Why did the US not agree when Sudan offered to extradite bin Laden instead of giving tacit approval for his departure to Afghanistan? He had already been named as a co-conspirator in the earlier World Trade Center bombing. (Washington Post, Oct. 31, 2001)

Don’t use the ‘war on terrorism’ to destroy the ABM treaty.
The Bush administration is relentlessly pushing ballistic missile defense, which would violate the ABM Treaty and unleash a new nuclear arms race. These programs will bring additional billions in profit to military/aerospace industries, drain the paychecks of US workers, and destroy social programs and infrastructure rebuilding.

Why did the CIA train and support bin Laden?
Why did the CIA, working through the Pakistan intelligence service, train tens of thousands of mujahedeen in Afghanistan, providing them with the stinger missiles now being used against US forces? Why did the US provide financial backing to the Taliban as recently as last spring?

Why do they hate us? Why would ‘they’ want to terrorize us?
They don’t. Most people around the world make a distinction between the people and the foreign policies of the US Reporters in Pakistan, when asked about the ‘anti-American’ mood in that country, have emphasized that the demonstrations were against US government polices, not against Americans.
Terrorism never benefits the just struggles of working people, the poor, dispossessed and oppressed of the world.

Change US foreign policy
There are over 1.3 billion people living on less than $1 a day. Two-thirds of humanity lives in poverty. The chasm between the rich few and the billions of poor is rapidly widening. Much suffering can be attributed to US policies, which promote ‘free-trade,’ privatization, and globalization on behalf of the giant transnational corporations and banks.
The ‘war against terrorism’ would be greatly aided if the US: 1) adhered to UN Security resolutions on the rights of Palestinians and stopped supplying massive aid to Israel; 2) agreed to the establishment of the International Criminal Court (which it has opposed thus far), and; 3) ratified the Terrorist Bombing Convention now languishing in the Senate Foreign Relations Committee.

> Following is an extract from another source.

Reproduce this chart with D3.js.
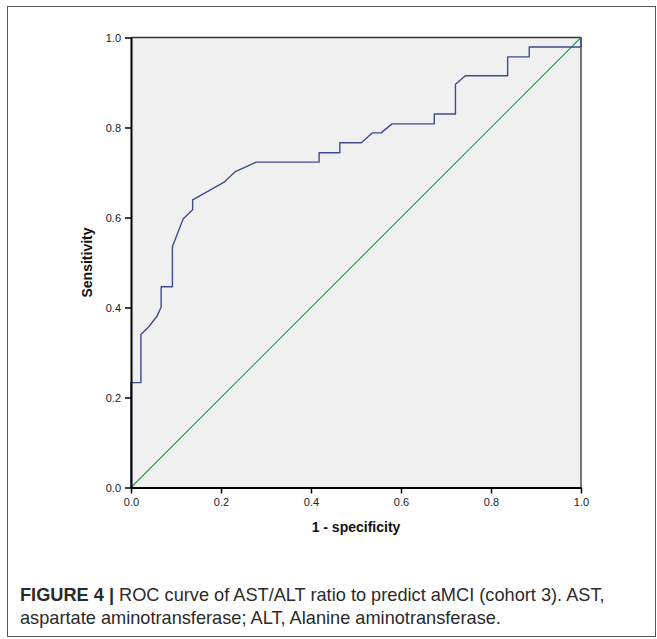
<!DOCTYPE html>
<html><head><meta charset="utf-8">
<script src="https://cdn.jsdelivr.net/npm/d3@7/dist/d3.min.js"></script>
<style>
html,body{margin:0;padding:0;background:#fff;}
svg{display:block;}
</style></head>
<body>
<svg id="chart" width="657" height="639"></svg>
<script>
// Data
const fpr = [0,0,0.022,0.022,0.041,0.058,0.067,0.067,0.092,0.092,0.116,0.137,0.137,0.206,0.232,0.278,0.418,0.418,0.464,0.464,0.512,0.536,0.556,0.580,0.674,0.674,0.721,0.721,0.743,0.837,0.837,0.885,0.885,1.0,1.0];
const tpr = [0,0.233,0.233,0.34,0.359,0.381,0.401,0.446,0.446,0.535,0.597,0.617,0.639,0.678,0.702,0.723,0.723,0.744,0.744,0.766,0.766,0.788,0.788,0.808,0.808,0.83,0.83,0.896,0.915,0.915,0.957,0.957,0.979,0.979,1.0];
const refX = [0,1];
const refY = [0,1];
const tickValues = [0,0.2,0.4,0.6,0.8,1.0];
const xTitle = "1 - specificity";
const yTitle = "Sensitivity";
const captionBold = "FIGURE 4 |";
const captionLine1 = " ROC curve of AST/ALT ratio to predict aMCI (cohort 3). AST,";
const captionLine2 = "aspartate aminotransferase; ALT, Alanine aminotransferase.";

const svg = d3.select("#chart");

// outer frame
svg.append("rect").attr("x",7.5).attr("y",6.5).attr("width",648).attr("height",630)
  .attr("fill","none").attr("stroke","#555").attr("stroke-width",1);

const m = {left:131, top:37.5, w:450, h:450};
const x = d3.scaleLinear().domain([0,1]).range([m.left, m.left+m.w]);
const y = d3.scaleLinear().domain([0,1]).range([m.top+m.h, m.top]);

// plot background
svg.append("rect").attr("x",x(0)).attr("y",y(1)).attr("width",x(1)-x(0)).attr("height",y(0)-y(1))
  .attr("fill","#f0f0f0");

// top and right frame of plot
svg.append("path")
  .attr("d",`M${x(0)},${y(1)}H${x(1)}V${y(0)}`)
  .attr("fill","none").attr("stroke","#333").attr("stroke-width",1.3);

// reference diagonal
const line = d3.line().x(d=>x(d[0])).y(d=>y(d[1]));
svg.append("path").datum(refX.map((v,i)=>[v,refY[i]]))
  .attr("d",line).attr("fill","none").attr("stroke","#2e9e55").attr("stroke-width",1.2);

// ROC curve
svg.append("path").datum(fpr.map((v,i)=>[v,tpr[i]]))
  .attr("d",line).attr("fill","none").attr("stroke","#3d4d8c").attr("stroke-width",1.4)
  .attr("stroke-linejoin","round");

const fmt = d3.format(".1f");
const xAxis = svg.append("g").attr("transform",`translate(0,${y(0)})`)
  .call(d3.axisBottom(x).tickValues(tickValues).tickFormat(fmt).tickSize(6).tickSizeOuter(0));
const yAxis = svg.append("g").attr("transform",`translate(${x(0)},0)`)
  .call(d3.axisLeft(y).tickValues(tickValues).tickFormat(fmt).tickSize(6).tickSizeOuter(0));

[xAxis,yAxis].forEach(g=>{
  g.select(".domain").attr("stroke","#000").attr("stroke-width",2);
  g.selectAll(".tick line").attr("stroke","#000").attr("stroke-width",1.5);
  g.selectAll(".tick text").attr("fill","#222")
    .style("font-family","'Liberation Sans', Arial, sans-serif").style("font-size","11px");
});
xAxis.selectAll(".tick text").attr("dy","0.9em").attr("y",9);
yAxis.selectAll(".tick text").attr("x",-10);

// axis titles
svg.append("text").attr("x",(x(0)+x(1))/2).attr("y",532)
  .attr("text-anchor","middle").attr("fill","#111")
  .style("font-family","'Liberation Sans', Arial, sans-serif").style("font-size","14px").style("font-weight","bold")
  .text(xTitle);
svg.append("text").attr("transform",`translate(92,${(y(0)+y(1))/2}) rotate(-90)`)
  .attr("text-anchor","middle").attr("fill","#111")
  .style("font-family","'Liberation Sans', Arial, sans-serif").style("font-size","14px").style("font-weight","bold")
  .text(yTitle);

// caption
const capFont = "'Liberation Sans', Arial, sans-serif";
const cap1 = svg.append("text").attr("x",20).attr("y",601).attr("fill","#2a2a2a")
  .style("font-family",capFont).style("font-size","15px");
cap1.append("tspan").style("font-weight","bold").text(captionBold);
cap1.append("tspan").text(captionLine1);
const cap2 = svg.append("text").attr("x",20).attr("y",624).attr("fill","#2a2a2a")
  .style("font-family",capFont).style("font-size","15px").text(captionLine2);
// fit caption line 1 to the reference width
const targetW = 585;
const w1 = cap1.node().getComputedTextLength();
const fs = 15*targetW/w1;
cap1.style("font-size",fs+"px");
cap2.style("font-size",fs+"px");
</script>
</body></html>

Other changes must include that the US:
o Abide by the UN Charter and seek to solve international problems through that body;
o Adhere to international treaties-including the ABM treaty;
o Sign and implement the Kyoto treaty on global warming;
o No fast track authority to the president, no to FTAA, NAFTA and the WTO;
o Return to UN jurisdiction over economic problems, instead of continuing to hand them over to the World Bank, IMF and WTO, dominated by the US and other wealthy nations. Implement the Declaration and Plan of Action for a New International Economic Order (NIEO), the best alternative to the current corporate globalization running roughshod over the world.
o Stop acting on behalf of the corporations and banks. Afghanistan which is strategically located near Central Asia possesses the second largest oil and gas reserves on our planet, and is the prime route for a major pipeline. Permanent military bases in the region are one goal of the US in Afghanistan.
o Reduce military spending and devote the trillions saved to provide for the needs of Americans and people around the world.